In Myanmar, two RDTs with similar detection properties have been evaluated in field settings [11, 26]. The SD 05FK60 RDT evaluated in the Rakhaine state of Myanmar showed 90.2% sensitivity and 98.5% specificity for P. falciparum and 79.4% sensitivity and 98.7% specificity for non-falciparum malaria [11]. The VIKIA Malaria Ag Pf/Pan™ test showed 98.0 and 100% sensitivity for P. falciparum and non-falciparum malaria, respectively, with specificity of 98.0 and 100%, respectively [26].

Onsite (Pf/Pan), a RDT with similar detection principle recently evaluated in Bangladesh, reported 94.2% sensitivity and 99.5% specificity for falciparum malaria detection and for vivax malaria detection it showed sensitivity and specificity of 97.3 and 98.7%, respectively [5] which showed slightly better sensitivity and specificity compared to Parascreen.

WHO recommends sensitivity ≥95% at ≥100 parasites/uL for RDTs [1]. In this study, for both falciparum and vivax malaria detection, sensitivity was less than the recommended values for low parasitaemia; however, considering fewer low parasitaemia samples, statistically valid conclusions have not been attained.

In this study, Parascreen was unable to detect three microscopically confirmed falciparum malaria samples with parasitaemia ranging from 112 to 2,600 parasites/uL. This might be caused by the degradation of HRP-2 target antigen as the study was carried out with archived samples. Intraspecies sequence variation [29], deletions or mutations of HRP-2 gene [30, 31] among different P. falciparum isolates could also account for false negative tests. The extent of HRP-2 variations in Bangladesh is currently unknown, however variations or deletions in HRP-2 have been reported recently from India, [31] as well as some African countries [30, 32]. In this study, three P. falciparum samples showed no HRP-2 test line but Pan specific test line, thus considered as P. vivax, as other types of malaria were absent in the study samples. The intraspecies variation, mutation or deletions in the HRP-2 gene can cause non-expression of HRP-2 [30] which may explain this. Parascreen identified three P. vivax-positive samples with parasitaemia ranging from 16 to 200 parasites/uL as negative. This might be due to low pLDH level, as pLDH level is directly proportional to parasitaemia [33]. In many studies, a reduced sensitivity for non-falciparum malaria detection, compared to falciparum detection, in combined HRP-2/pLDH RDTs has also been reported [5, 6, 11, 26].

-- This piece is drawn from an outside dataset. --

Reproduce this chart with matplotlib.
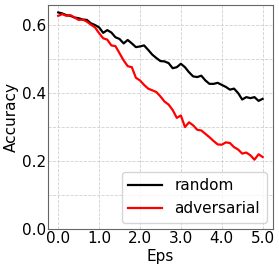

As all four malarial parasites co-exist in the Bangladesh-India-Myanmar border area, an important criterion for selection of an appropriate RDT is the capability to detect all types of malaria. It is advantageous to use Pf/Pan RDTs which can do so. The high predictive values for Parascreen indicate that it is able to detect true malaria cases as well as ruling out non-malaria cases. High sensitivity, specificity and predictive values for Parascreen present it as a viable alternative for malaria diagnostics in Bangladesh-India-Myanmar border areas where malaria is endemic.

The absence of P. malariae and P. ovale samples in this study restricts the findings to the detection performance of falcipaum and vivax malaria. The inclusion of P. malariae and P. ovale in the study samples is needed to assess non-falciparum malaria detection performance.

Conclusion

Parascreen showed acceptable performance for falciparum as well as vivax malaria diagnosis in standard experimental conditions. It can be employed in resource-limited settings to diagnose all types of human malaria.